Wading birds are a varied group belonging to the order Charadriiformes, which also includes gulls and terns. Some waders are found only in New Zealand, and may not even travel far from their birthplace. Others breed in the northern hemisphere and migrate thousands of kilometres to New Zealand shores. Wading birds found in New Zealand belong to these groups: oystercatchers; stilts; plovers and dotterels; snipes, sandpipers, godwits and curlews; phalaropes. Including rare strays and vagrants, 60 species have been recorded.
Adaptations of waders
What waders have in common is water: most feed in or near shallow water at estuaries, harbours, mudflats and beaches, or inland at lakes and rivers. Each species has adapted to a particular zone between the high and low tide lines. The length of their legs is a clue to whether they only feed at the edge or can venture some way into the water. Apart from some phalaropes, their toes are not webbed and they rarely swim.
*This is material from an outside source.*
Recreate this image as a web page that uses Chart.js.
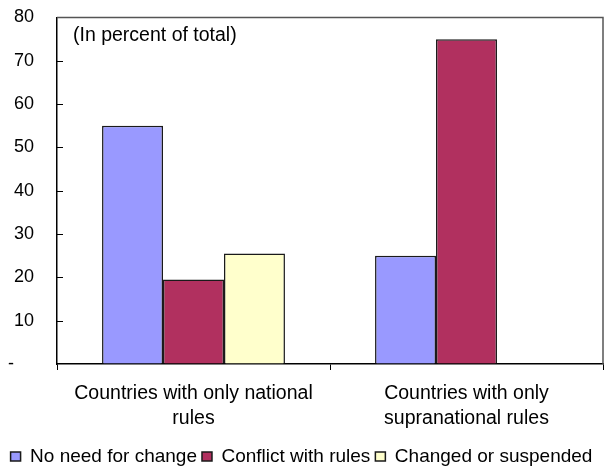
<!DOCTYPE html>
<html>
<head>
<meta charset="utf-8">
<script src="https://cdn.jsdelivr.net/npm/chart.js@4"></script>
<style>
  html, body { margin: 0; padding: 0; background: #fff; }
  #wrap { width: 612px; height: 467px; }
</style>
</head>
<body>
<div id="wrap"><canvas id="chart" width="612" height="467"></canvas></div>
<script>
const categories = [
  ["Countries with only national", "rules"],
  ["Countries with only", "supranational rules"],
];
const noNeedForChange = [55, 25];
const conflictWithRules = [19.5, 75];
const changedOrSuspended = [25.5, null];
const yTicks = [0, 10, 20, 30, 40, 50, 60, 70, 80];

Chart.defaults.font.family = "'Liberation Sans', Arial, sans-serif";
Chart.defaults.color = "#000";

// frame + inward y ticks + note text
const framePlugin = {
  id: "frame",
  afterDraw(chart) {
    const { ctx, chartArea: a } = chart;
    const y = chart.scales.y;
    ctx.save();
    ctx.strokeStyle = "#555";
    ctx.lineWidth = 1.5;
    ctx.beginPath();
    ctx.moveTo(a.left, a.top);
    ctx.lineTo(a.right, a.top);
    ctx.lineTo(a.right, a.bottom);
    ctx.stroke();

    ctx.strokeStyle = "#000";
    ctx.lineWidth = 1;
    y.ticks.forEach((t) => {
      if (t.value <= 0 || t.value >= 80) return;
      const py = Math.round(y.getPixelForValue(t.value)) + 0.5;
      ctx.beginPath();
      ctx.moveTo(a.left, py);
      ctx.lineTo(a.left + 6, py);
      ctx.stroke();
    });

    ctx.fillStyle = "#000";
    ctx.font = "19.5px 'Liberation Sans', Arial, sans-serif";
    ctx.textAlign = "left";
    ctx.textBaseline = "middle";
    ctx.fillText("(In percent of total)", a.left + 16, a.top + 18);
    ctx.restore();
  },
};

const border = { borderColor: "#1a1a1a", borderWidth: 1.5 };

new Chart(document.getElementById("chart"), {
  type: "bar",
  data: {
    labels: categories,
    datasets: [
      { label: "No need for change", data: noNeedForChange, backgroundColor: "#9999FF", ...border },
      { label: "Conflict with rules", data: conflictWithRules, backgroundColor: "#B1305F", ...border },
      { label: "Changed or suspended", data: changedOrSuspended, backgroundColor: "#FFFFCC", ...border },
    ],
  },
  options: {
    responsive: false,
    animation: false,
    layout: { padding: { top: 17.5, right: 9, left: 0, bottom: -9 } },
    datasets: { bar: { categoryPercentage: 0.67, barPercentage: 1 } },
    scales: {
      x: {
        grid: { offset: true, drawOnChartArea: false, tickLength: 6, color: "#000" },
        border: { display: true, color: "#000", width: 1.5 },
        ticks: {
          font: { size: 19.5, lineHeight: 1.3 },
          padding: 11,
          maxRotation: 0,
          autoSkip: false,
        },
        afterFit(scale) { scale.height = 78; },
      },
      y: {
        min: 0,
        max: 80,
        afterBuildTicks(scale) { scale.ticks = yTicks.map((v) => ({ value: v })); },
        grid: { drawOnChartArea: false, drawTicks: false },
        border: { display: true, color: "#000", width: 1.5 },
        ticks: {
          font: { size: 18 },
          padding: 23,
          callback: (v) => (v === 0 ? "-    " : v),
        },
        afterFit(scale) {
          scale.width = 57;
          scale.paddingTop = 0;
          scale.paddingBottom = 0;
        },
      },
    },
    plugins: {
      legend: {
        position: "bottom",
        labels: {
          font: { size: 19 },
          boxWidth: 10,
          boxHeight: 9,
          padding: 5,
          color: "#000",
        },
      },
      tooltip: { enabled: false },
    },
  },
  plugins: [framePlugin],
});
</script>
</body>
</html>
The shape of waders’ bills also varies according to how they feed. If they peck near the surface (like dotterels), it is short. If they feed in water (like stilts) or probe deeply in mud (like godwits), it is long. Wrybill plovers have a sideways bend to the bill for gleaning insects and larvae from under stones.
Typical foods of wading birds at coastal sites are marine insects, small crustaceans, marine worms and shellfish buried in mud and sand in the rich intertidal zone.
Although most live on the coast for part of the year, many waders move inland to river and lake edges, pasture or open high country to breed. Their diet changes to include aquatic insects and larvae, fish eggs and worms.
Some of the rarer species, such as the black stilt, the Chatham Island oystercatcher, the shore plover and the New Zealand dotterel, are endemic to New Zealand – they are found nowhere else. Breeding along the coast or riverbeds, many wading birds are at the mercy of predators that eat their eggs and chicks. Vehicles may disturb or destroy the inconspicuous nests.
All New Zealand’s wading birds, except the spur-winged plover, are currently protected by law.
Māori were keen observers of wading birds. In Northland, godwits gathering for their annual migration to the northern hemisphere reminded them of the souls of the dead preparing to journey to the underworld. A Hokianga poet lamented:
Rarangi noa ra te rangai kūaka,
Kia tauhikohiko he pari tu waho.
Flocks of godwits are gathering,
Moving restlessly on the seaward cliffs. 1
In a prophetic song, a writer imagines a time when enemies will devastate the land, eliminating all people and leaving only the oystercatchers and dotterels:
Ko wai rawa te tangata hei noho mo to whenua?
Ko Turiwhatu, ko Torea, ko ngā manu matawhanga o te uru!
Who will be the people to live in your land?
Dotterel and Oystercatcher, the birds of the western shore! 2
While some waders don’t migrate, or migrate only within New Zealand, others (such as sandpipers, godwits and curlews) travel astounding distances from northern hemisphere breeding grounds to New Zealand. The related New Zealand snipe does not share their flying ability, and remains on outlying islands all year. Waders typically fly with strong, regular wing beats and a rapid flight.
Light as a sparrow at just 30 grams, the red-necked stint flies the remarkable distance of 10,000 kilometres, in stages, from the Arctic to New Zealand every year. It is the lightest wader to make this migration regularly.
Except for banded dotterels, some of which cross the Tasman Sea to Australia after breeding, the waders that breed in New Zealand stay within the country year round, some moving between southern and northern regions. New Zealand has a diverse range of habitats and a temperate climate, so there is no pressure to migrate away.
Many of the migratory waders from the northern hemisphere follow routes described as flyways. One of the most popular is the East Asian-Australasian Flyway, which allows birds to stop off and refuel in Japan, the Philippines, Papua New Guinea and Australia. Remarkably, one species, the bar-tailed godwit, makes the 11,000-kilometre trip from Alaska non-stop across the open ocean.